Em seu trabalho, publicado
na revista Nature Microbiology, os autores relatam como
obtiveram informações sobre diagnósticos de depressão e o microbioma recolhido
das fezes de 1.054 indivíduos que participam do Projeto Flamengo da Flora Intestinal. Em sua análise,
observaram que dois gêneros de bactéria, as Coprococcus e
as Dialister, escasseavam entre as pessoas que sofriam de
depressão.
“A relação entre o
metabolismo dos micróbios intestinais e a saúde mental é um tema polêmico na
investigação do microbioma”, afirma Raes em um comunicado de sua instituição.

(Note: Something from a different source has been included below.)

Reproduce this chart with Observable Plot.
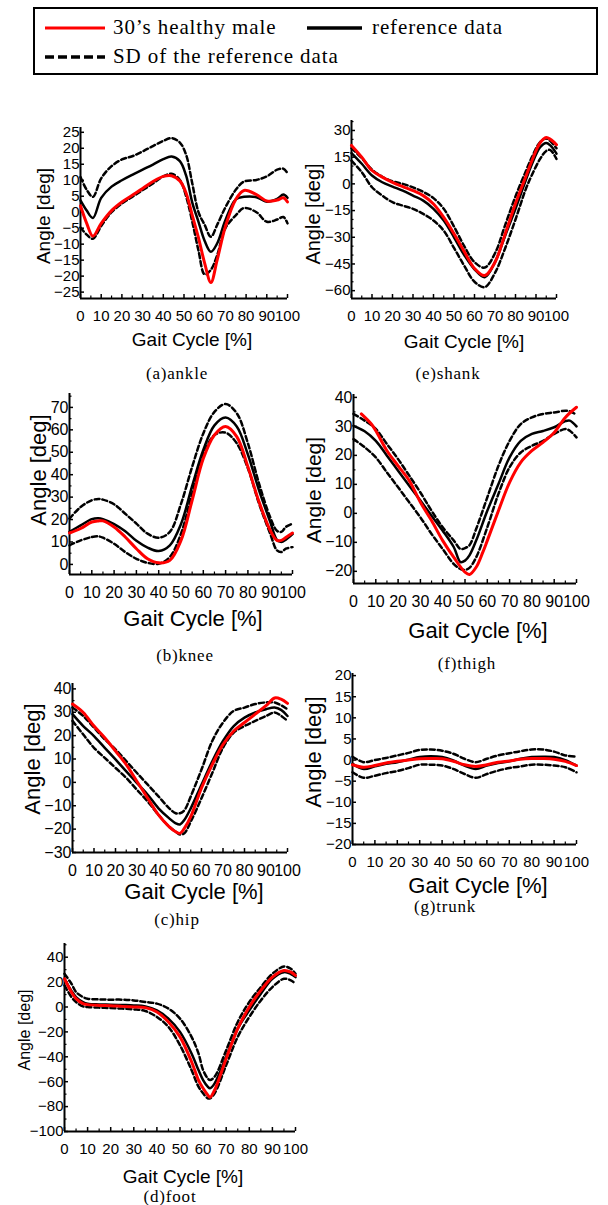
<!DOCTYPE html>
<html><head><meta charset="utf-8">
<script src="https://cdn.jsdelivr.net/npm/d3@7"></script>
<script src="https://cdn.jsdelivr.net/npm/@observablehq/plot@0.6"></script>
<style>
body{margin:0;background:#fff;}
#wrap{position:relative;width:608px;height:1205px;overflow:hidden;font-family:"Liberation Sans",Arial,sans-serif;color:#000;}
.t{position:absolute;white-space:nowrap;line-height:1;}
.c{transform:translate(-50%,-50%);}
.r{transform:translate(-50%,-50%) rotate(-90deg);}
.serif{font-family:"Liberation Serif","Times New Roman",serif;}
</style></head><body><div id="wrap"></div>
<script>
// ---------- data ----------
const xTicks = [0,10,20,30,40,50,60,70,80,90,100];
const xMinorTicks = [5,15,25,35,45,55,65,75,85,95];

const ankleX = [0,3,6,10,15,20,25,30,35,40,44,48,51,54,57,60,63,66,70,75,79,85,90,95,98,100];
const ankleMean = [3.7,0.5,-1.8,4.5,8,10,11.7,13.3,14.9,16.6,17.4,16,11.5,3,-3,-9,-12.4,-9.8,-2.5,4,4.8,4.7,3.3,4.2,5.5,4.5];
const ankleUpper = [11,7,4.8,10.6,14.4,16.5,17.5,19,20.7,22.3,23.2,21.8,18,9,0,-4,-7.7,-4,1.5,7,9.6,10.1,11.2,13.3,13.6,12.2];
const ankleLower = [-4.8,-7,-8.3,-4.3,0,2.7,4.8,6.9,9,11.2,12,10.1,5,-3,-12,-19.5,-18,-13.5,-5,-1,1.3,0,-3,-2.3,-1.5,-3.5];
const ankleSubject = [2,-3.5,-7.5,-3.5,0.5,3.2,5.3,7.4,9.6,11.2,11.4,9.8,6,-1,-8,-16,-22,-15,-4.5,4,6.8,5.5,3.5,3.8,4.5,3.2];
const ankleYTicks = [-25,-20,-15,-10,-5,0,5,10,15,20,25];

const shankX = [0,5,10,15,20,25,30,35,40,45,50,55,60,65,70,75,80,85,88,92,95,97,100];
const shankMean = [17.3,11.3,4.7,0.9,-1.5,-3.8,-6.6,-9.4,-14,-20.6,-30,-40,-48,-52.5,-44,-29,-14,2,11,20.6,23,21.6,17];
const shankUpper = [20,14.5,8,4,1.5,0,-2,-4.5,-8,-14,-24,-35,-44,-47,-39,-23,-7,7,15,23.5,25.5,24,20];
const shankLower = [13,6.6,-1.9,-6.6,-10.3,-12.2,-14,-16.9,-20.6,-26.3,-36,-46,-55,-58,-50,-36,-20,-3,5,14,18.5,19,14];
const shankSubject = [21.6,15,7.5,3.8,0.9,-1.5,-3.8,-6.6,-11.3,-18.8,-28,-38,-47.5,-51.5,-44,-28,-11,4,13,23,26,25,22];
const shankYTicks = [-60,-45,-30,-15,0,15,30];
const shankYMinor = [-55,-50,-40,-35,-25,-20,-10,-5,5,10,20,25,35];

const kneeX = [0,5,10,13,15,20,25,30,35,40,45,50,55,60,65,70,75,80,85,90,93,95,97,100];
const kneeMean = [14.5,17.4,20.2,20.6,20.2,18,14.8,10.5,7.5,6,8.5,18,35,51,62,65.5,61.5,49,33,19,11,10,11,13.5];
const kneeUpper = [20.4,25.6,28.6,29.2,28.9,26.8,22.6,18.2,13.7,11.9,14.5,27,43.5,58.4,68,71.5,67.4,54,36,21,15,14.5,16.7,18.2];
const kneeLower = [8.5,10.7,12.2,12.5,11.9,9.2,5.5,2.5,0.7,0.3,3.3,13.7,31.6,48.7,57.7,58.7,54,42.8,27.1,13.7,6.3,5.5,7,7.7];
const kneeSubject = [14,16,18.9,19.4,19.4,16.7,12.2,7,2.5,0.7,1.8,10.7,28.6,47.2,57.7,61.5,57,43.5,27.9,15.2,10.7,10.7,12,14];
const kneeYTicks = [0,10,20,30,40,50,60,70];
const kneeYMinor = [5,15,25,35,45,55,65,75];

const thighX = [0,5,10,15,20,25,30,35,40,45,48,50,52,55,60,65,70,75,80,85,90,95,97,100];
const thighMean = [30.2,28.3,25,19.9,14.7,9.5,4.4,-0.8,-6,-11.7,-16.8,-16.3,-14.5,-9.4,0.9,10.1,19.3,25,27.4,28.4,29.7,31.8,32,30];
const thighUpper = [34.3,32,29.1,23.9,18.7,13,7.2,0.9,-4.8,-9.4,-12.3,-12,-11,-5.4,5.5,16.4,25,30.8,33.1,34.3,34.8,35.4,35.2,34];
const thighLower = [25.6,22.8,19.3,14.1,9,3.8,-1.4,-7.1,-12.3,-17.5,-19.2,-19.5,-18.8,-15.2,-4.8,6.7,15.9,21,23.3,25,27.4,29.1,28.5,26.2];
const thighSubjectX = [3.5,8,10,15,20,25,30,35,40,45,50,52,55,58,60,65,70,75,80,85,90,95,100];
const thighSubject = [34.3,30.8,28.5,21.6,16.4,11.3,3.8,-2.5,-9.4,-15.2,-20.3,-21.1,-18.6,-13.4,-9.4,0.9,10.7,17.6,21.6,24.5,27.9,33.1,36.6];
const thighYTicks = [-20,-10,0,10,20,30,40];
const thighYMinor = [-15,-5,5,15,25,35];

const hipX = [0,5,10,15,20,25,30,35,40,45,48,50,52,55,60,65,70,75,80,85,90,94,97,100];
const hipMean = [29.2,24.1,19.8,14.8,9.8,4.7,-0.3,-5.3,-11.1,-15.4,-17.5,-18,-16.1,-11.1,-1,9,17.7,24.1,27.7,29.9,31.3,32,31,28.4];
const hipUpper = [32,28.4,23.4,18.4,14.1,9.1,4,-1,-6,-11.1,-13.2,-13.2,-12,-6,5.5,17.7,25.6,30.6,32,33.5,34.2,34.2,33,31.3];
const hipLower = [26.3,20.5,14.8,10.5,6.2,1.9,-3.2,-8.2,-13.9,-19,-21.1,-22.3,-21.8,-16.8,-6.8,4,14.8,21.3,24.1,26.3,28.4,29.9,28.5,26.3];
const hipSubject = [33.5,29.9,24.1,19.1,13.4,7.6,0.4,-6.8,-13.9,-19,-21.1,-21.8,-19.7,-14.7,-2.4,7.6,16.2,22,25.6,29.2,32.8,36.1,35.6,33.8];
const hipYTicks = [-30,-20,-10,0,10,20,30,40];
const hipYMinor = [-25,-15,-5,5,15,25,35];

const trunkX = [0,5,10,15,20,25,30,35,40,45,50,55,60,65,70,75,80,85,90,95,100];
const trunkMean = [-0.9,-2.1,-1.5,-0.9,-0.5,0.1,0.7,0.9,0.7,-0.1,-1.3,-2.1,-1.3,-0.7,-0.3,0.3,0.7,0.8,0.7,0,-1.3];
const trunkUpper = [0.8,-0.5,0,0.5,1.1,1.7,2.4,2.5,2.2,1.5,0.3,-0.5,0.3,1.1,1.6,2.1,2.5,2.5,2,1.1,0.8];
const trunkLower = [-2.9,-4.2,-3.7,-3.1,-2.6,-1.9,-1.1,-1.1,-1.3,-2.1,-3.3,-4.2,-3.3,-2.5,-1.9,-1.5,-1.1,-1.1,-1.3,-1.7,-2.9];
const trunkSubject = [-1.1,-1.7,-1.3,-0.7,-0.3,0,0.3,0.35,0.3,-0.3,-1.1,-1.5,-1.1,-0.5,-0.2,0.2,0.35,0.35,0.2,-0.3,-1.3];
const trunkYTicks = [-20,-15,-10,-5,0,5,10,15,20];

const footX = [0,3,5,8,10,15,20,25,30,35,40,45,50,55,58,60,62,63,65,70,75,80,85,90,95,98,100];
const footMean = [22.7,13,8,4,2.7,2.1,1.9,1.6,1.3,0.5,-2.7,-9.3,-20,-37.3,-50.7,-58.7,-64,-65.3,-61.3,-40,-17.3,-2.7,10.7,22.7,28,26.5,24];
const footUpper = [26.7,18.7,12,8,6.7,6.1,5.9,5.9,5.3,4,2.7,-1.3,-9.3,-24,-37.3,-50.7,-57.3,-58.7,-56,-34.7,-12,4,16,26.7,32.5,30.7,26.7];
const footLower = [17.3,8,4,0.5,0,-0.5,-0.8,-1.3,-1.9,-3.2,-8,-16,-30.7,-50.7,-64,-69.3,-73.3,-73.3,-69.3,-46.7,-24,-8,5.3,16,22.7,21.3,18.7];
const footSubject = [22.7,12,6.7,2.7,1.9,1.3,1.1,0.5,0,-0.5,-4,-12,-24,-44,-58.7,-65.3,-70.7,-72.5,-66.7,-41.3,-17.3,0,13.3,24,29.3,28,25.3];
const footYTicks = [-100,-80,-60,-40,-20,0,20,40];
const footYMinor = [-90,-70,-50,-30,-10,10,30,50];

const legendLabels = ["30’s healthy male", "reference data", "SD of the reference data"];
const yTitle = "Angle [deg]";
const xTitle = "Gait Cycle [%]";

// ---------- layout ----------
const panels = [
  {cap:"(a)ankle", x:ankleX, mean:ankleMean, upper:ankleUpper, lower:ankleLower, sx:ankleX, sub:ankleSubject, yt:ankleYTicks, ym:[], dom:[-27,26.5],
   left:80, top:127, w:207, h:171, fs:15, yl:[43,216,19], xl:[192,339,19], cp:[177,373]},
  {cap:"(e)shank", x:shankX, mean:shankMean, upper:shankUpper, lower:shankLower, sx:shankX, sub:shankSubject, yt:shankYTicks, ym:shankYMinor, dom:[-64.4,35.6],
   left:351, top:120, w:205, h:178, fs:15, yl:[313,214,20], xl:[464,341,19], cp:[448,373]},
  {cap:"(b)knee", x:kneeX, mean:kneeMean, upper:kneeUpper, lower:kneeLower, sx:kneeX, sub:kneeSubject, yt:kneeYTicks, ym:kneeYMinor, dom:[-4.5,76.2],
   left:69, top:393, w:223, h:181, fs:16, yl:[39,470,22], xl:[193,619,22], cp:[185,655]},
  {cap:"(f)thigh", x:thighX, mean:thighMean, upper:thighUpper, lower:thighLower, sx:thighSubjectX, sub:thighSubject, yt:thighYTicks, ym:thighYMinor, dom:[-24.2,41],
   left:353, top:394, w:223, h:189, fs:16, yl:[313,490,21], xl:[478,631,22], cp:[467,663]},
  {cap:"(c)hip", x:hipX, mean:hipMean, upper:hipUpper, lower:hipLower, sx:hipX, sub:hipSubject, yt:hipYTicks, ym:hipYMinor, dom:[-30,42.3],
   left:72, top:683, w:215, h:169, fs:16, yl:[33,759,22], xl:[194,892,22], cp:[177,919]},
  {cap:"(g)trunk", x:trunkX, mean:trunkMean, upper:trunkUpper, lower:trunkLower, sx:trunkX, sub:trunkSubject, yt:trunkYTicks, ym:[], dom:[-20,20.5],
   left:352, top:673, w:224, h:171, fs:15, yl:[314,752,22], xl:[478,886,22], cp:[445,906]},
  {cap:"(d)foot", x:footX, mean:footMean, upper:footUpper, lower:footLower, sx:footX, sub:footSubject, yt:footYTicks, ym:footYMinor, dom:[-100,51],
   left:64, top:943, w:231, h:188, fs:15, yl:[25,1030,16], xl:[183,1176,19], cp:[170,1196]}
];

const wrap = document.getElementById("wrap");
function addText(txt, x, y, fs, cls) {
  const d = document.createElement("div");
  d.className = "t " + cls;
  d.style.left = x + "px"; d.style.top = y + "px"; d.style.fontSize = fs + "px";
  d.textContent = txt;
  wrap.appendChild(d);
  return d;
}

// legend
const box = document.createElement("div");
box.style.cssText = "position:absolute;left:33px;top:7px;width:561px;height:64px;border:2px solid #000;";
wrap.appendChild(box);
const lsvg = document.createElementNS("http://www.w3.org/2000/svg", "svg");
lsvg.setAttribute("width", 608); lsvg.setAttribute("height", 80);
lsvg.style.cssText = "position:absolute;left:0;top:0;";
lsvg.innerHTML = '<line x1="45" y1="28" x2="105" y2="28" stroke="#f00" stroke-width="3"/>' +
  '<line x1="307" y1="28" x2="362" y2="28" stroke="#000" stroke-width="3.5"/>' +
  '<line x1="45" y1="57" x2="105" y2="57" stroke="#000" stroke-width="3.5" stroke-dasharray="9,4"/>';
wrap.appendChild(lsvg);
for (const [i, pos] of [[0,[113,27]],[1,[372,27]],[2,[113,56]]]) {
  const d = addText(legendLabels[i], pos[0], pos[1], 21, "serif");
  d.style.transform = "translateY(-50%)";
  d.style.letterSpacing = "0.9px";
}

const tickFont = '"Liberation Sans", Arial, sans-serif';
const mL = 46, mR = 24, mT = 12, mB = 34;
for (const p of panels) {
  const common = {x: p.x, curve: "catmull-rom", stroke: "#000", strokeWidth: 2.5};
  const marks = [
    Plot.axisX({ticks: xTicks, tickSize: -4, tickPadding: 16, fontSize: p.fs, label: null, strokeWidth: 1.5}),
    Plot.axisX({ticks: xMinorTicks, tickSize: -2.5, tickFormat: () => "", label: null, strokeWidth: 1.2}),
    Plot.axisY({ticks: p.yt, tickSize: -4, tickPadding: 5, fontSize: p.fs, label: null, strokeWidth: 1.5}),
    Plot.ruleX([0], {strokeWidth: 2}),
    Plot.ruleY([p.dom[0]], {strokeWidth: 2}),
    Plot.lineY(p.upper, {...common, strokeDasharray: "5,3"}),
    Plot.lineY(p.lower, {...common, strokeDasharray: "5,3"}),
    Plot.lineY(p.mean, common),
    Plot.lineY(p.sub, {x: p.sx, curve: "catmull-rom", stroke: "#ff0000", strokeWidth: 3})
  ];
  if (p.ym.length) marks.splice(3, 0, Plot.axisY({ticks: p.ym, tickSize: -2.5, tickFormat: () => "", label: null, strokeWidth: 1.2}));
  const svg = Plot.plot({
    width: p.w + mL + mR, height: p.h + mT + mB,
    marginLeft: mL, marginRight: mR, marginTop: mT, marginBottom: mB,
    x: {domain: [0, 100]}, y: {domain: p.dom},
    style: {background: "none", overflow: "visible", fontFamily: tickFont, fontSize: p.fs + "px", color: "#000"},
    marks
  });
  svg.style.position = "absolute";
  svg.style.left = (p.left - mL) + "px";
  svg.style.top = (p.top - mT) + "px";
  svg.style.maxWidth = "none";
  wrap.appendChild(svg);
  addText(yTitle, p.yl[0], p.yl[1], p.yl[2], "r");
  addText(xTitle, p.xl[0], p.xl[1], p.xl[2], "c");
  const c = addText(p.cap, p.cp[0], p.cp[1], 17, "c serif");
  c.style.letterSpacing = "0.8px";
}
</script></body></html>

“A noção de que os metabólitos [produzidos por estes micróbios] podem interagir
com nosso cérebro, e portanto influenciar o nosso comportamento e nossos
sentimentos, é intrigante, mas a comunicação entre o microbioma intestinal e o cérebro já foi
explorada principalmente em modelos animais, estando a investigação em
humanos muito menos avançada”, acrescenta.
Neste trabalho, os
autores também analisaram quais compostos poderiam produzir os micróbios com
capacidade para interagir com nosso sistema nervoso, e cruzaram essa informação
com as sequências genômicas dos organismos encontrados nas fezes de pessoas com
depressão e em indivíduos sãos. Desta maneira, descobriram que a capacidade de
alguns microorganismos para produzir DOPAC, um dos metabolitos da dopamina,
estava associada com um melhor estado mental.
A equipe de Raes
procura há anos relações entre a presença de determinadas bactérias e seus
efeitos sobre a saúde. Em estudos anteriores, observaram que quem consumia
iogurte regularmente tinha ecossistemas bacterianos intestinais mais
diversificados, algo que também se via com o consumo de vinho e café. O
contrário ocorria com o consumo de leite integral e com uma alimentação
excessiva. Em outra das linhas que interessam no âmbito do estudo do
microbioma, começaram a ser encontradas relações entre as doenças do coração e
o câncer e a presença ou ausência de algumas bactérias.
Por enquanto, o que se
conhece com maior precisão é a relação entre os micróbios que temos dentro de
nós, a dieta e a saúde intestinal, mas as substâncias que algumas bactérias
produzem podem afetar os níveis de inflamação, e isso influi também sobre o
sistema imunológico. De alguma maneira, os micróbios são um mecanismo que
conecta diferentes sistemas do organismo. Problemas de ansiedade ou depressão
têm sido detectados com especial frequência em pessoas com alterações
gastrointestinais, como a síndrome do intestino irritável, e em geral é comum
que os transtornos mentais e digestivos ocorram simultaneamente. Em outra linha
de investigação que pode ajudar a entender o mal de Parkinson, alguns estudos
detectaram que essa doença está relacionada com um maior tempo de trânsito
intestinal.
O campo de estudo do
microbioma, e sobretudo a capacidade de agir sobre ele para melhorar a saúde,
ainda está em seus primórdios. Também nesta segunda-feira, na Nature
Biotechnology, uma equipe internacional de cientistas publicou a descoberta
de 100 novas espécies de bactérias encontradas no interior de intestinos
saudáveis. Como acontece quando se deseja alterar um ecossistema, mexer numa
espécie pode ter efeitos indesejados sobre o equilíbrio com as demais, e parece
que para fazer isso com eficácia ainda falta entender muita coisa sobre esses
habitantes microscópicos que representam aproximadamente 2% do nosso peso.